There is nothing wrong with having a high paid job, you will be supporting more economic activtiy that provides more job opportunities than somebody with a lesser pay. In fact the best thing you can do is to maintain your ability to keep that high paying job or keep getting a higher pay, so that you can cause more economic activity here, where you live.
And the chosen few are not always a chosen few, they might have been the most hardworking and ingenious few. And quite often its those few who build places like University of Chicafo (Rockfeller), build 3000 libraries (Carnegie), build Stanfords, Yales, Harvards which create more people like you. Even if I want, I would not be able to help as many people to that an extent because I am not rich.

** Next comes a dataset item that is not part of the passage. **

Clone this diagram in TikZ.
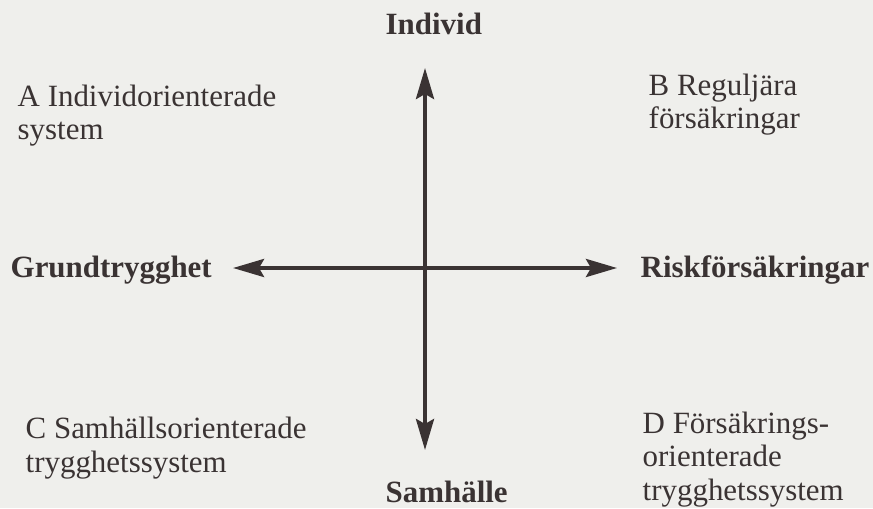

The problem is there are not enough rich people, to create enough economic activity to provide enough jobs. A 20,000 sqft house will employ more people in its construction than a 2000 sqft house. 1000 caddillacs will provide more work than 1000 Neons. Its not that the rich are more important than the poor. The truth is that the rich need the poor to get richer, the poor need the rich to get richer.
Have you considered, you are in a minority in your town, because you may be in the minority who may have decided to work harder and study more than others in your town?
I think thats one area that one can help to change the tides, work with and convince youngsters to take on the tough subjects, the ones that can sustain high paying jobs.
Increasingly it seems that the interests of American companies and the American people cannot be reconciled, and we must choose. I for one know where I'd throw my lot.